Out of a field of 48 teams representing 39 law schools across the country, the team of Justin Lawson, Patrick Dowling, and Hunter Pope was one of the final eight still standing on the final day of the competition on January 25.
The team’s quarter final placement is all the more impressive considering that—unlike most other teams—they had no faculty advisor or instructor to help consult or guide them through each round.
“I wasn’t able to go during my 1L year, but I knew it was something I really wanted to try,” says Justin Lawson, a second-year student from Houston, Texas, who now calls Blythewood, South Carolina, home. “So when it rolled around again this year, I talked with Patrick and Hunter who are also into deeper football analysis like me, and we decided to just go for it.”
The competition, run by the Tulane Sports Law Society, is a simulated contract negotiation using real life scenarios and actual upcoming National Football League contract negotiations, ranging from unrestricted free agent contracts to contract extensions. The competition provides participants with the opportunity to sharpen their negotiation skills as well as their knowledge of actual NFL contracts.
While Pope and Dowling admit to an intense interest in football, and closely followed NFL free agents and their contract negotiations, Lawson says that prior to enrolling at South Carolina Law, he worked for two different NFL agents.
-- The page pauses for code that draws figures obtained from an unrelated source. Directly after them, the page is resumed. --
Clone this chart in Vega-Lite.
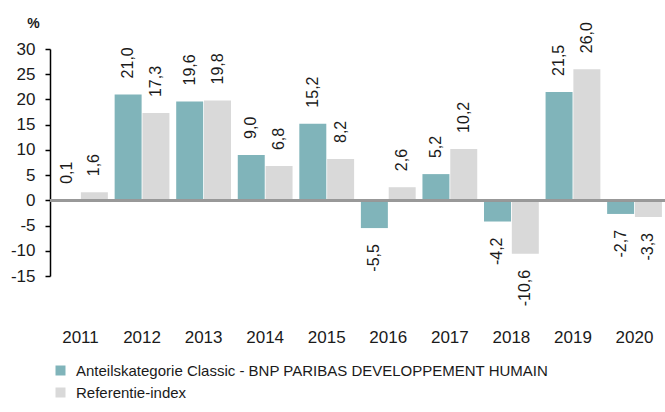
{
  "$schema": "https://vega.github.io/schema/vega-lite/v6.json",
  "autosize": {"type": "none"},
  "padding": {"left": 50, "top": 49, "right": 0, "bottom": 136},
  "width": 615,
  "height": 227,
  "background": "white",
  "config": {
    "view": {"stroke": null},
    "font": "Liberation Sans",
    "axis": {"labelFont": "Liberation Sans", "titleFont": "Liberation Sans", "labelOverlap": false},
    "axisY": {"labelOverlap": false},
    "legend": {"labelFont": "Liberation Sans"}
  },
  "data": {
    "values": [
      {"year": "2011", "series": "Anteilskategorie Classic - BNP PARIBAS DEVELOPPEMENT HUMAIN", "value": 0.1},
      {"year": "2011", "series": "Referentie-index", "value": 1.6},
      {"year": "2012", "series": "Anteilskategorie Classic - BNP PARIBAS DEVELOPPEMENT HUMAIN", "value": 21.0},
      {"year": "2012", "series": "Referentie-index", "value": 17.3},
      {"year": "2013", "series": "Anteilskategorie Classic - BNP PARIBAS DEVELOPPEMENT HUMAIN", "value": 19.6},
      {"year": "2013", "series": "Referentie-index", "value": 19.8},
      {"year": "2014", "series": "Anteilskategorie Classic - BNP PARIBAS DEVELOPPEMENT HUMAIN", "value": 9.0},
      {"year": "2014", "series": "Referentie-index", "value": 6.8},
      {"year": "2015", "series": "Anteilskategorie Classic - BNP PARIBAS DEVELOPPEMENT HUMAIN", "value": 15.2},
      {"year": "2015", "series": "Referentie-index", "value": 8.2},
      {"year": "2016", "series": "Anteilskategorie Classic - BNP PARIBAS DEVELOPPEMENT HUMAIN", "value": -5.5},
      {"year": "2016", "series": "Referentie-index", "value": 2.6},
      {"year": "2017", "series": "Anteilskategorie Classic - BNP PARIBAS DEVELOPPEMENT HUMAIN", "value": 5.2},
      {"year": "2017", "series": "Referentie-index", "value": 10.2},
      {"year": "2018", "series": "Anteilskategorie Classic - BNP PARIBAS DEVELOPPEMENT HUMAIN", "value": -4.2},
      {"year": "2018", "series": "Referentie-index", "value": -10.6},
      {"year": "2019", "series": "Anteilskategorie Classic - BNP PARIBAS DEVELOPPEMENT HUMAIN", "value": 21.5},
      {"year": "2019", "series": "Referentie-index", "value": 26.0},
      {"year": "2020", "series": "Anteilskategorie Classic - BNP PARIBAS DEVELOPPEMENT HUMAIN", "value": -2.7},
      {"year": "2020", "series": "Referentie-index", "value": -3.3}
    ]
  },
  "transform": [
    {"calculate": "replace(replace(format(datum.value, '.1f'), '.', ','), '\u2212', '-')", "as": "label"}
  ],
  "encoding": {
    "x": {
      "field": "year", "type": "nominal",
      "scale": {"paddingInner": 0.11, "paddingOuter": 0.05},
      "axis": {"title": null, "domain": false, "ticks": false, "labelAngle": 0, "labelPadding": 53, "labelFontSize": 17, "labelColor": "#1a1a1a"}
    },
    "xOffset": {
      "field": "series", "type": "nominal",
      "scale": {"domain": ["Anteilskategorie Classic - BNP PARIBAS DEVELOPPEMENT HUMAIN", "Referentie-index"], "paddingInner": 0.03}
    },
    "y": {
      "field": "value", "type": "quantitative",
      "scale": {"domain": [-15, 30], "nice": false, "zero": false},
      "axis": {
        "title": "%", "titleAngle": 0, "titleX": -17, "titleY": -26, "titleAlign": "center", "titleBaseline": "middle",
        "titleFontSize": 14, "titleFontWeight": "bold", "titleColor": "#1a1a1a",
        "values": [-15, -10, -5, 0, 5, 10, 15, 20, 25, 30],
        "labelOverlap": false,
        "labelExpr": "replace(datum.label, '\u2212', '-')",
        "grid": false, "domainColor": "#000000", "domainWidth": 1.5,
        "tickColor": "#000000", "tickWidth": 1.5, "tickSize": 5,
        "labelFontSize": 17, "labelColor": "#1a1a1a", "labelPadding": 10
      }
    }
  },
  "layer": [
    {
      "mark": {"type": "bar"},
      "encoding": {
        "color": {
          "field": "series", "type": "nominal",
          "scale": {"domain": ["Anteilskategorie Classic - BNP PARIBAS DEVELOPPEMENT HUMAIN", "Referentie-index"], "range": ["#80b4ba", "#d9d9d9"]},
          "legend": {
            "title": null, "orient": "none", "legendX": 3, "legendY": 314,
            "symbolType": "square", "symbolSize": 100, "symbolStrokeWidth": 0,
            "labelFontSize": 15, "labelColor": "#1a1a1a", "labelOffset": 8, "rowPadding": 6, "labelLimit": 1000
          }
        }
      }
    },
    {
      "mark": {"type": "rule", "color": "#999999", "strokeWidth": 2},
      "encoding": {"y": {"datum": 0}, "x": null, "xOffset": null}
    },
    {
      "transform": [{"filter": "datum.value >= 0"}],
      "mark": {"type": "text", "angle": 270, "align": "left", "baseline": "middle", "dx": 16, "fontSize": 16, "color": "#1a1a1a"},
      "encoding": {"text": {"field": "label"}}
    },
    {
      "transform": [{"filter": "datum.value < 0"}],
      "mark": {"type": "text", "angle": 270, "align": "right", "baseline": "middle", "dx": -16, "fontSize": 16, "color": "#1a1a1a"},
      "encoding": {"text": {"field": "label"}}
    }
  ]
}
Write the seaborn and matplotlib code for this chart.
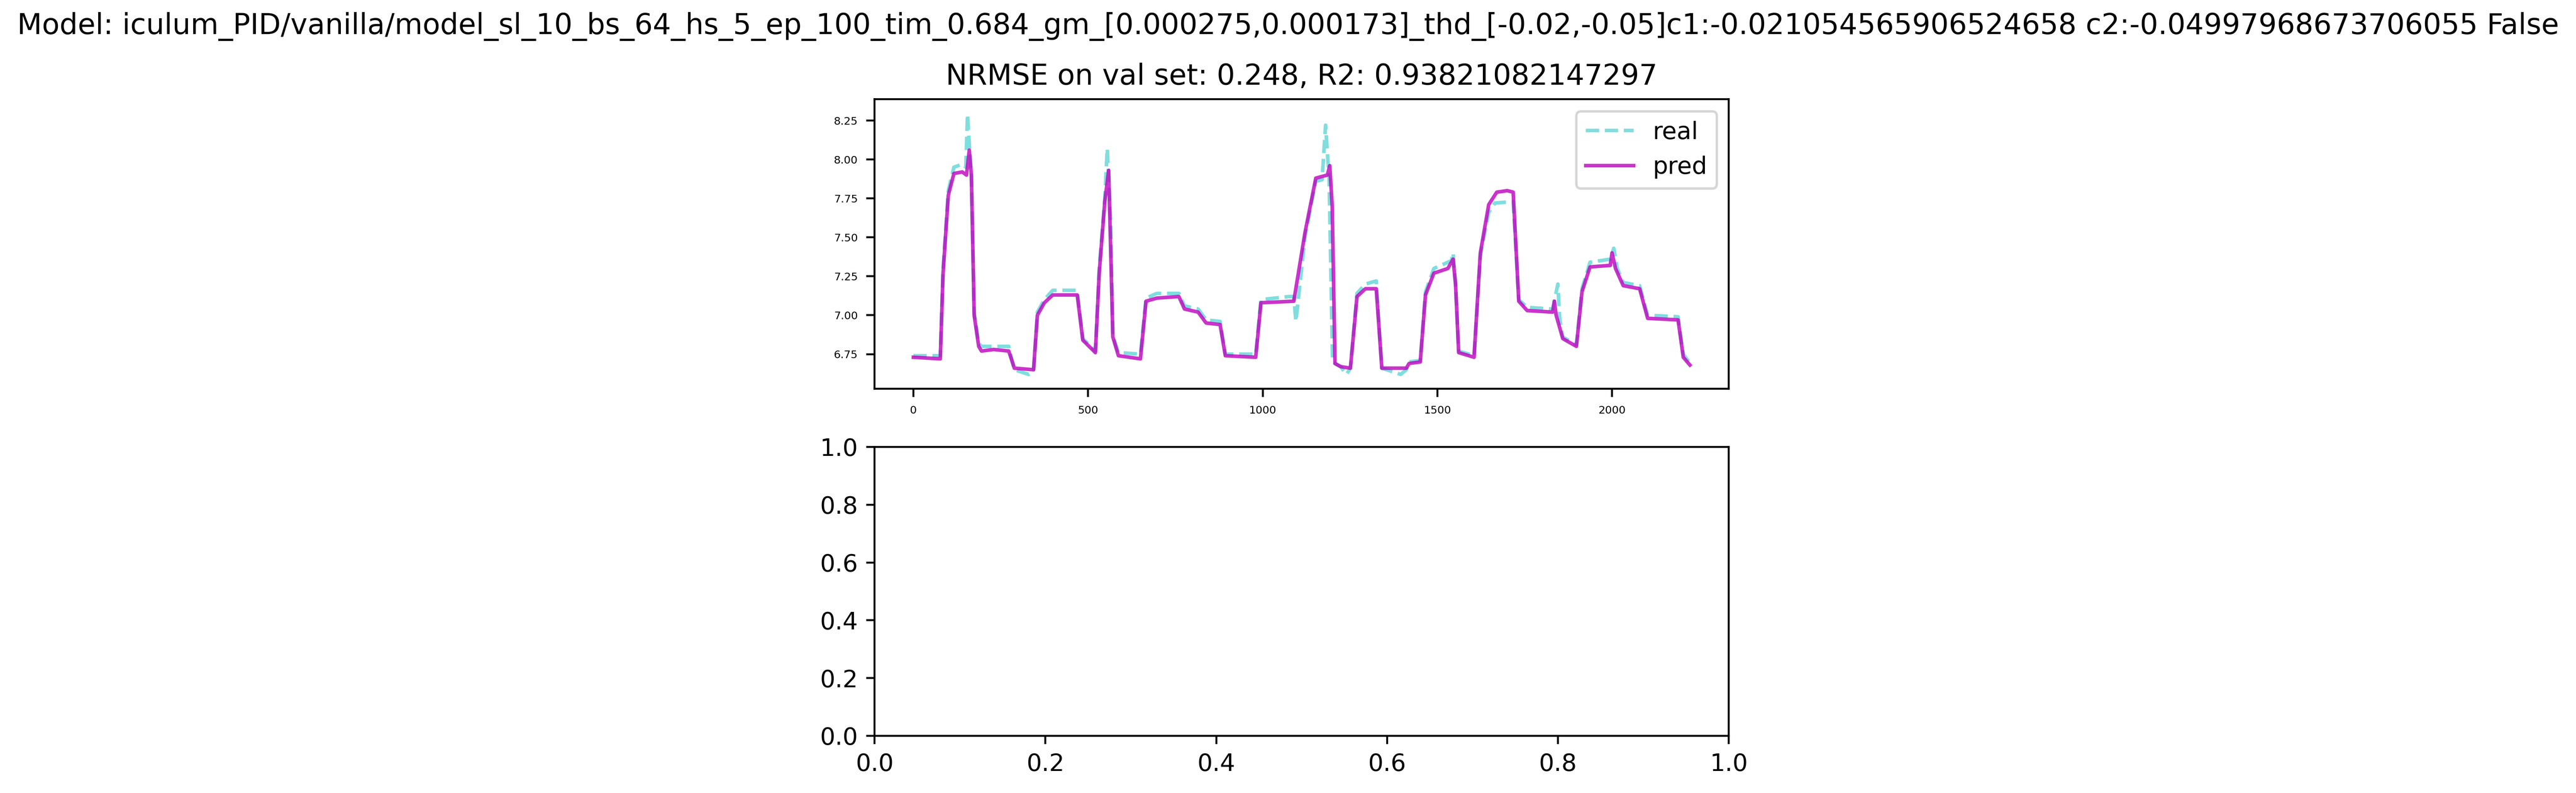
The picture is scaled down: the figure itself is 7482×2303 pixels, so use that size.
import numpy as np
import pandas as pd
import matplotlib
matplotlib.use("Agg")
import matplotlib.pyplot as plt
import seaborn as sns

# keypoints
pred_x = [0, 77, 85, 100, 116, 140, 152, 160, 166, 174, 187, 195, 230, 273, 289, 344, 355, 375, 399, 469, 485, 521,
          532, 548, 559, 571, 587, 650, 666, 697, 760, 776, 815, 838, 878, 893, 980, 995, 1089, 1097, 1121, 1152,
          1185, 1192, 1199, 1207, 1223, 1251, 1270, 1294, 1325, 1341, 1411, 1419, 1451, 1466, 1490, 1530, 1545,
          1552, 1561, 1605, 1623, 1647, 1670, 1700, 1717, 1733, 1757, 1830, 1835, 1840, 1859, 1898, 1914, 1937,
          1995, 2000, 2010, 2032, 2079, 2102, 2189, 2204, 2223]
pred_y = [6.73, 6.72, 7.27, 7.77, 7.91, 7.92, 7.90, 8.06, 7.9, 7.0, 6.80, 6.77, 6.78, 6.77, 6.66, 6.65, 7.0, 7.08, 7.13,
          7.13, 6.84, 6.76, 7.27, 7.73, 7.93, 6.86, 6.74, 6.72, 7.09, 7.11, 7.12, 7.04, 7.02, 6.95, 6.94, 6.74, 6.73,
          7.08, 7.09, 7.2, 7.53, 7.88, 7.90, 7.96, 7.7, 6.69, 6.67, 6.66, 7.12, 7.17, 7.17, 6.66, 6.66, 6.69, 6.70,
          7.13, 7.27, 7.30, 7.36, 7.2, 6.76, 6.73, 7.40, 7.71, 7.79, 7.80, 7.79, 7.09, 7.03, 7.02, 7.09, 7.0, 6.85,
          6.80, 7.15, 7.31, 7.32, 7.40, 7.30, 7.19, 7.17, 6.98, 6.97, 6.73, 6.68]

real_x = [0, 77, 85, 100, 116, 140, 150, 155, 160, 166, 174, 187, 195, 230, 273, 289, 330, 344, 355, 375, 399, 469,
          485, 521, 532, 548, 555, 565, 571, 587, 650, 666, 697, 760, 776, 815, 838, 878, 893, 980, 995, 1075, 1089,
          1095, 1121, 1152, 1170, 1180, 1190, 1200, 1223, 1240, 1251, 1270, 1294, 1325, 1341, 1395, 1411, 1419,
          1451, 1466, 1490, 1540, 1545, 1552, 1561, 1605, 1623, 1647, 1665, 1717, 1733, 1757, 1830, 1845, 1850,
          1859, 1898, 1914, 1937, 1995, 2005, 2015, 2032, 2079, 2102, 2189, 2204, 2223]
real_y = [6.74, 6.74, 7.3, 7.8, 7.95, 7.97, 7.95, 8.29, 8.1, 7.9, 7.02, 6.82, 6.80, 6.80, 6.80, 6.65, 6.62, 6.64,
          7.02, 7.1, 7.16, 7.16, 6.85, 6.77, 7.3, 7.75, 8.07, 7.6, 6.87, 6.76, 6.75, 7.11, 7.14, 7.14, 7.06, 7.04,
          6.97, 6.96, 6.75, 6.75, 7.1, 7.12, 7.12, 6.96, 7.5, 7.86, 7.87, 8.22, 7.88, 6.7, 6.67, 6.62, 6.66, 7.14,
          7.2, 7.22, 6.66, 6.62, 6.65, 6.70, 6.71, 7.15, 7.30, 7.35, 7.40, 7.2, 6.77, 6.74, 7.38, 7.66, 7.72, 7.73,
          7.10, 7.05, 7.04, 7.20, 6.98, 6.86, 6.81, 7.17, 7.34, 7.36, 7.43, 7.30, 7.21, 7.19, 7.0, 6.99, 6.75, 6.69]

title = ("Model: iculum_PID/vanilla/model_sl_10_bs_64_hs_5_ep_100_tim_0.684_gm_[0.000275,0.000173]_thd_[-0.02,-0.05]"
         "c1:-0.021054565906524658 c2:-0.04997968673706055 False")
subtitle = "NRMSE on val set: 0.248, R2: 0.93821082147297"

real = pd.DataFrame({"t": real_x, "v": real_y})
pred = pd.DataFrame({"t": pred_x, "v": pred_y})

fig = plt.figure(figsize=(7482 / 500, 2303 / 500), dpi=500)
ax1 = fig.add_axes([0.3395, 0.5098, 0.3316, 0.3651])
ax2 = fig.add_axes([0.3395, 0.0721, 0.3316, 0.3643])

sns.lineplot(data=real, x="t", y="v", ax=ax1, sort=False, color="c", alpha=0.5,
             linestyle="--", label="real")
sns.lineplot(data=pred, x="t", y="v", ax=ax1, sort=False, color="m", alpha=0.8, label="pred")
ax1.set_xlabel("")
ax1.set_ylabel("")
ax1.set_ylim(6.528, 8.387)
ax1.tick_params(labelsize=4.5)
ax1.legend(loc="upper right")
ax1.set_title(subtitle, fontsize=12)

fig.suptitle(title, fontsize=12, y=0.985)
fig.savefig("out.png", dpi=500)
He says the highlights of these experiences included analyzing and generating nearly all of the data points for contract negotiations for two players, Devonta Freeman of the Atlanta Falcons and Duke Johnson of the Cleveland Browns (now with the Houston Texans).
“My UofSC Law experiences definitely helped throughout the competition,” says Lawson. “The first stage is a ranking brief used for seeding the tournament. The training we had in citing and style in our Legal Research and Writing courses really helped our team as we prepared our advocacy briefs. Additionally, I was blessed to take Drafting Business Agreements with Professor Leventis—one of the most practical and important law school courses for transactional work, in my opinion.”
Dowling and Pope also agreed that their law school experiences played a large role in the team’s success.
“Each round of negotiations was timed, so adequate preparation was crucial to help us think quickly and respond to proposals from the other side. Law school has definitely taught me the importance of preparation and how to think quickly under pressure,” says Dowling.
“The skills I learned in how to present and defend your arguments was essential for this competition because the scoring factored in both substantive arguments as well as each team’s negotiation style. The feedback we received following each round reinforced what I had learned, and will help me become a better advocate,” says Pope.
For Dowling and Pope, the competition was a great way to put into practice and strengthen the skills they’ve already learned for representing clients, and each would love the opportunity to someday work in the sports law field. But for Lawson, it means he’s one step closer to achieving his dream.
“I’m so glad to have had the opportunity to participate in this competition. My law education and this practical training experience are moving me closer to my ultimate career goal of representing players as a certified NFL Contract Adviser.”